In 2004, the Radys and their foundation donated $30 million to help create the business school.
“What a magnificent first 10 years — and the school is just getting started,” Ernest Rady said in a statement.
The school offers advanced degrees in business with a focus on ethical leadership. Over the past 10 years the school’s alumni and students have started 82 companies. Bloomberg Businessweek ranked the Rady School as the top graduate program in the nation for intellectual capital.
“Dean Sullivan and other leaders within the community held a vision of a business school in a symbiotic relationship with the innovative culture of our region," Rady said. "The school is already exceeding expectations and there is so much more to come.”
Robert Sullivan, dean of Rady School of Management, said the donation will make it possible for the school to grow into a globally influential institution.
“The transformational support from Evelyn and Ernest Rady is the largest single commitment in history to a business school of Rady’s size and youth and will continue to propel the Rady School on its meteoric rise — enabling the recruitment of world-class faculty, attracting the best and brightest students, and pioneering with creative new academic initiatives,” Sullivan said.
Rady said the management school influence is exponentially growing.
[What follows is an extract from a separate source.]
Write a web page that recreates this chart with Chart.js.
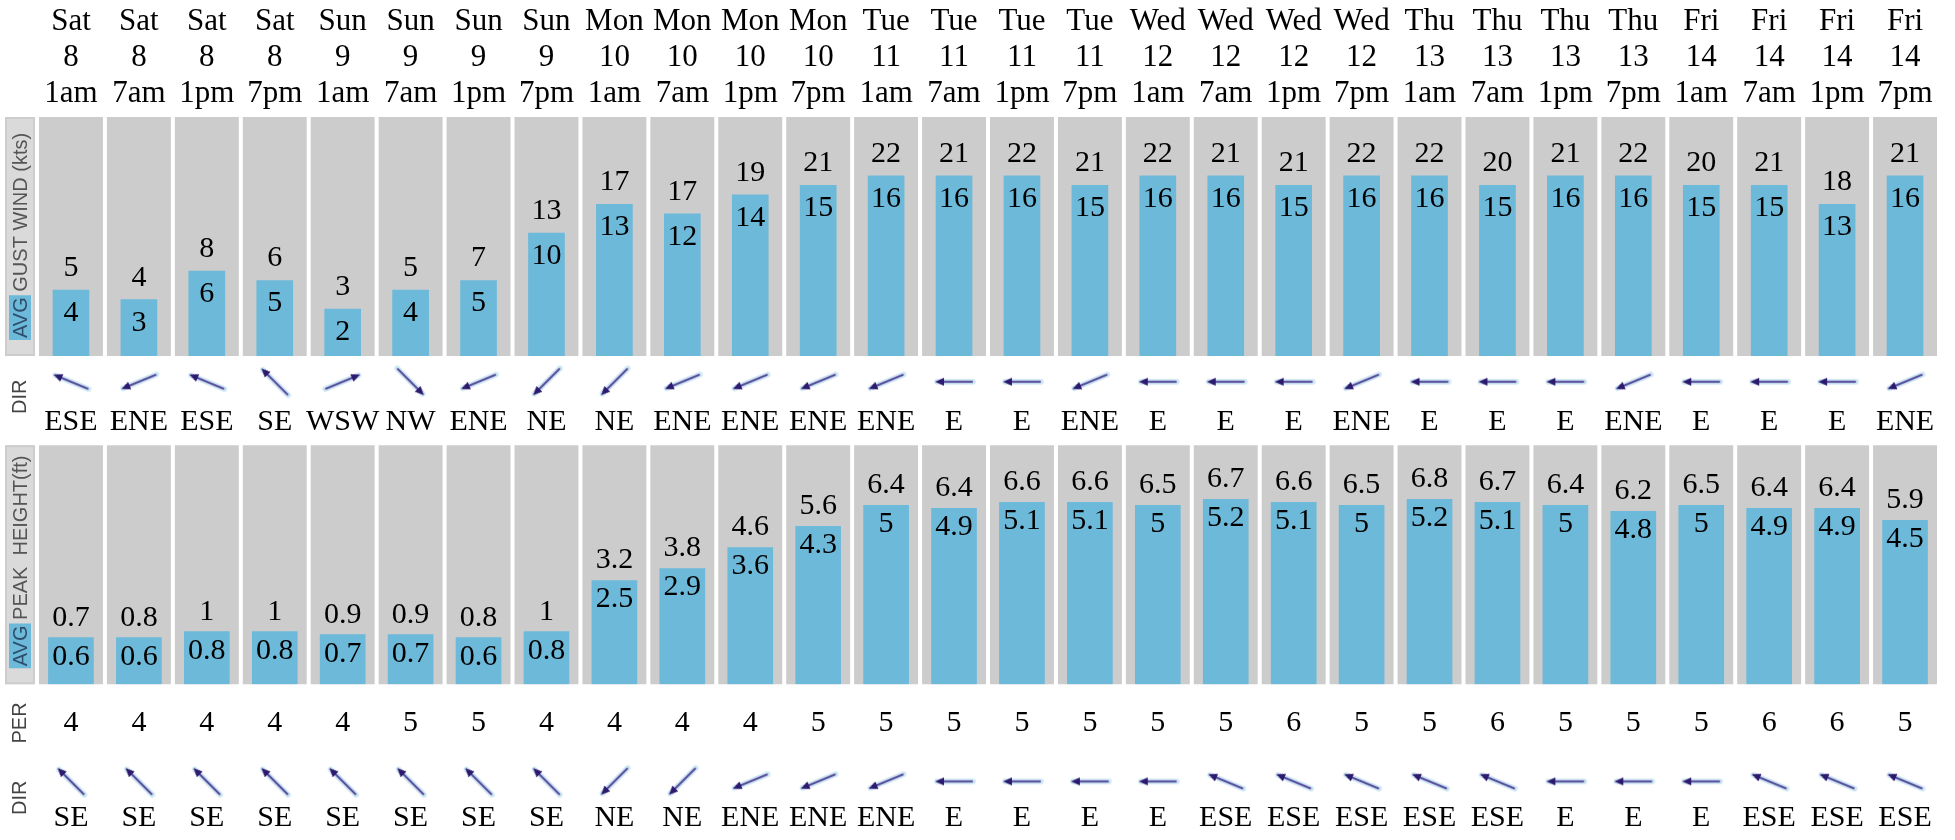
<!DOCTYPE html>
<html><head><meta charset="utf-8">
<script src="https://cdn.jsdelivr.net/npm/chart.js@4"></script>
<style>html,body{margin:0;padding:0;background:#fff;}canvas{display:block;}</style>
</head><body>
<canvas id="c" width="1955" height="840"></canvas>
<script>
// ---- data ----
const days  = ['Sat','Sat','Sat','Sat','Sun','Sun','Sun','Sun','Mon','Mon','Mon','Mon','Tue','Tue','Tue','Tue','Wed','Wed','Wed','Wed','Thu','Thu','Thu','Thu','Fri','Fri','Fri','Fri'];
const dates = ['8','8','8','8','9','9','9','9','10','10','10','10','11','11','11','11','12','12','12','12','13','13','13','13','14','14','14','14'];
const times = ['1am','7am','1pm','7pm','1am','7am','1pm','7pm','1am','7am','1pm','7pm','1am','7am','1pm','7pm','1am','7am','1pm','7pm','1am','7am','1pm','7pm','1am','7am','1pm','7pm'];
const windAvg  = [4,3,6,5,2,4,5,10,13,12,14,15,16,16,16,15,16,16,15,16,16,15,16,16,15,15,13,16];
const windGust = [5,4,8,6,3,5,7,13,17,17,19,21,22,21,22,21,22,21,21,22,22,20,21,22,20,21,18,21];
const windDir  = ['ESE','ENE','ESE','SE','WSW','NW','ENE','NE','NE','ENE','ENE','ENE','ENE','E','E','ENE','E','E','E','ENE','E','E','E','ENE','E','E','E','ENE'];
const waveAvg  = [0.6,0.6,0.8,0.8,0.7,0.7,0.6,0.8,2.5,2.9,3.6,4.3,5,4.9,5.1,5.1,5,5.2,5.1,5,5.2,5.1,5,4.8,5,4.9,4.9,4.5];
const wavePeak = [0.7,0.8,1,1,0.9,0.9,0.8,1,3.2,3.8,4.6,5.6,6.4,6.4,6.6,6.6,6.5,6.7,6.6,6.5,6.8,6.7,6.4,6.2,6.5,6.4,6.4,5.9];
const wavePeriod = [4,4,4,4,4,5,5,4,4,4,4,5,5,5,5,5,5,5,6,5,5,6,5,5,5,6,6,5];
const waveDir  = ['SE','SE','SE','SE','SE','SE','SE','SE','NE','NE','ENE','ENE','ENE','E','E','E','E','ESE','ESE','ESE','ESE','ESE','E','E','E','ESE','ESE','ESE'];

const COMPASS = {N:0,NNE:22.5,NE:45,ENE:67.5,E:90,ESE:112.5,SE:135,SSE:157.5,S:180,SSW:202.5,SW:225,WSW:247.5,W:270,WNW:292.5,NW:315,NNW:337.5};
const labels = days.map((d, i) => [d, dates[i], times[i]]);

const SERIF = "'Liberation Serif', serif";
const SANS = "'Liberation Sans', sans-serif";
const BLUE = '#6cb9da';
const GRAY = '#cccccc';

function makeArrow() {
  const c = document.createElement('canvas');
  c.width = 48; c.height = 48;
  const g = c.getContext('2d');
  const cx = 24, top = 5, bot = 43;
  g.lineCap = 'round';
  g.strokeStyle = 'rgba(185,222,238,0.75)'; g.lineWidth = 5.5;
  g.beginPath(); g.moveTo(cx, top + 2); g.lineTo(cx, bot); g.stroke();
  g.strokeStyle = '#5d52a0'; g.lineWidth = 2.2;
  g.beginPath(); g.moveTo(cx, top + 6); g.lineTo(cx, bot - 1); g.stroke();
  g.fillStyle = '#2c1a6e';
  g.beginPath(); g.moveTo(cx, top); g.lineTo(cx - 4, top + 9); g.lineTo(cx + 4, top + 9); g.closePath(); g.fill();
  return c;
}

function sidePanel(ctx, ax, first, rest) {
  ctx.save();
  ctx.fillStyle = '#dadada';
  ctx.fillRect(5, ax.top, 30, ax.bottom - ax.top);
  ctx.strokeStyle = '#cdcdcd'; ctx.lineWidth = 2;
  ctx.strokeRect(6, ax.top + 1, 28, ax.bottom - ax.top - 2);
  ctx.translate(20, ax.bottom - 18);
  ctx.rotate(-Math.PI / 2);
  ctx.font = '20px ' + SANS;
  ctx.textBaseline = 'middle'; ctx.textAlign = 'left';
  const w = ctx.measureText(first).width;
  ctx.fillStyle = BLUE; ctx.fillRect(-2, -11, w + 4, 22);
  ctx.fillStyle = '#2e4d6c'; ctx.fillText(first, 0, 1);
  ctx.fillStyle = '#555'; ctx.fillText(rest, w, 1);
  ctx.restore();
}
function vLabel(ctx, text, y) {
  ctx.save();
  ctx.translate(19, y); ctx.rotate(-Math.PI / 2);
  ctx.font = '20px ' + SANS; ctx.fillStyle = '#444';
  ctx.textAlign = 'center'; ctx.textBaseline = 'middle';
  ctx.fillText(text, 0, 1);
  ctx.restore();
}

const rowsPlugin = {
  id: 'rows',
  beforeDatasetsDraw(chart) {
    const {ctx, scales: {x, yWind, yWave}} = chart;
    const pitch = x.getPixelForValue(1) - x.getPixelForValue(0);
    ctx.save();
    ctx.fillStyle = GRAY;
    for (const ax of [yWind, yWave]) {
      for (let i = 0; i < labels.length; i++) {
        const cx = x.getPixelForValue(i);
        ctx.fillRect(cx - (pitch - 4) / 2, ax.top, pitch - 4, ax.bottom - ax.top);
      }
    }
    ctx.restore();
    sidePanel(ctx, yWind, 'AVG', ' GUST WIND (kts)');
    sidePanel(ctx, yWave, 'AVG', ' PEAK  HEIGHT(ft)');
  },
  afterDatasetsDraw(chart) {
    const {ctx, scales: {x, yAr1, yTx1, yPer, yAr2, yTx2}} = chart;
    ctx.save();
    ctx.fillStyle = '#000';
    ctx.textAlign = 'center'; ctx.textBaseline = 'middle';
    ctx.font = '30px ' + SERIF;
    chart.getDatasetMeta(0).data.forEach((b, i) => {
      ctx.fillText(String(windGust[i]), b.x, b.y - 22);
      ctx.fillText(String(windAvg[i]), b.x, b.y + 23);
    });
    chart.getDatasetMeta(1).data.forEach((b, i) => {
      ctx.fillText(String(wavePeak[i]), b.x, b.y - 20);
      ctx.fillText(String(waveAvg[i]), b.x, b.y + 19);
    });
    const cy1 = (yTx1.top + yTx1.bottom) / 2;
    const cyP = (yPer.top + yPer.bottom) / 2;
    const cy2 = (yTx2.top + yTx2.bottom) / 2;
    for (let i = 0; i < labels.length; i++) {
      const cx = x.getPixelForValue(i);
      ctx.fillText(windDir[i], cx, cy1);
      ctx.fillText(String(wavePeriod[i]), cx, cyP);
      ctx.fillText(waveDir[i], cx, cy2);
    }
    ctx.restore();
    vLabel(ctx, 'DIR', (yAr1.top + yTx1.bottom) / 2);
    vLabel(ctx, 'PER', cyP);
    vLabel(ctx, 'DIR', (yAr2.top + yTx2.bottom) / 2);
  }
};

// warm up the serif face on a scratch canvas
(function () {
  const s = document.createElement('canvas').getContext('2d');
  s.font = '30px ' + SERIF; s.fillText('Sat 8 1am ESE 0.6', 0, 20);
  s.font = '20px ' + SANS; s.fillText('AVG', 0, 40);
})();

const arrow = makeArrow();
Chart.defaults.font.family = SERIF;
new Chart(document.getElementById('c'), {
  type: 'bar',
  data: {
    labels,
    datasets: [
      {label: 'wind', data: windAvg, yAxisID: 'yWind', backgroundColor: BLUE, barThickness: 36, grouped: false, base: -2.92, order: 1},
      {label: 'wave', data: waveAvg, yAxisID: 'yWave', backgroundColor: BLUE, barThickness: 45, grouped: false, base: -0.95, order: 1},
      {type: 'line', label: 'windDir', data: windDir.map(() => 0), yAxisID: 'yAr1', showLine: false,
       pointStyle: arrow, pointRadius: 5, pointHoverRadius: 5,
       pointRotation: c => COMPASS[windDir[c.dataIndex]] + 180, order: 0},
      {type: 'line', label: 'waveDir', data: waveDir.map(() => 0), yAxisID: 'yAr2', showLine: false,
       pointStyle: arrow, pointRadius: 5, pointHoverRadius: 5,
       pointRotation: c => COMPASS[waveDir[c.dataIndex]] + 180, order: 0}
    ]
  },
  options: {
    responsive: false,
    animation: false,
    events: [],
    layout: {padding: {left: 37, right: 16, top: 0, bottom: 0}},
    plugins: {legend: {display: false}, tooltip: {enabled: false}, title: {display: false}},
    scales: {
      x: {
        type: 'category', position: 'top', offset: true,
        grid: {display: false, drawTicks: false}, border: {display: false},
        ticks: {color: '#000', font: {family: SERIF, size: 31, lineHeight: 1.16}, padding: 5, autoSkip: false, maxRotation: 0, minRotation: 0},
        afterFit: s => { s.height = 117; }
      },
      yWind: {type: 'linear', position: 'left', stack: 'rows', stackWeight: 241, weight: 8, min: -2.92, max: 22.18, display: false},
      yAr1:  {type: 'linear', position: 'left', stack: 'rows', stackWeight: 52, weight: 7, min: -1, max: 1, display: false},
      yTx1:  {type: 'linear', position: 'left', stack: 'rows', stackWeight: 30, weight: 6, min: 0, max: 1, display: false},
      ySp:   {type: 'linear', position: 'left', stack: 'rows', stackWeight: 8, weight: 5, min: 0, max: 1, display: false},
      yWave: {type: 'linear', position: 'left', stack: 'rows', stackWeight: 241, weight: 4, min: -0.95, max: 7.0, display: false},
      yPer:  {type: 'linear', position: 'left', stack: 'rows', stackWeight: 78, weight: 3, min: 0, max: 1, display: false},
      yAr2:  {type: 'linear', position: 'left', stack: 'rows', stackWeight: 40, weight: 2, min: -1, max: 1, display: false},
      yTx2:  {type: 'linear', position: 'left', stack: 'rows', stackWeight: 33, weight: 1, min: 0, max: 1, display: false}
    }
  },
  plugins: [rowsPlugin]
});
</script>
</body></html>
“My close relationship with the Rady School of Management has enriched my life,” Rady said. “I didn’t truly appreciate the speed or depth of impact that this program could have on a single individual and the multiplier effect that individual could have on others.”
Rady, a businessman, has founded several companies going back nearly 50 years.
As philanthropists, Rady and his wife, Evelyn, have made significant donations to Rady Children’s Hospital, Scripps Health and the Salk Institute for Biological Studies.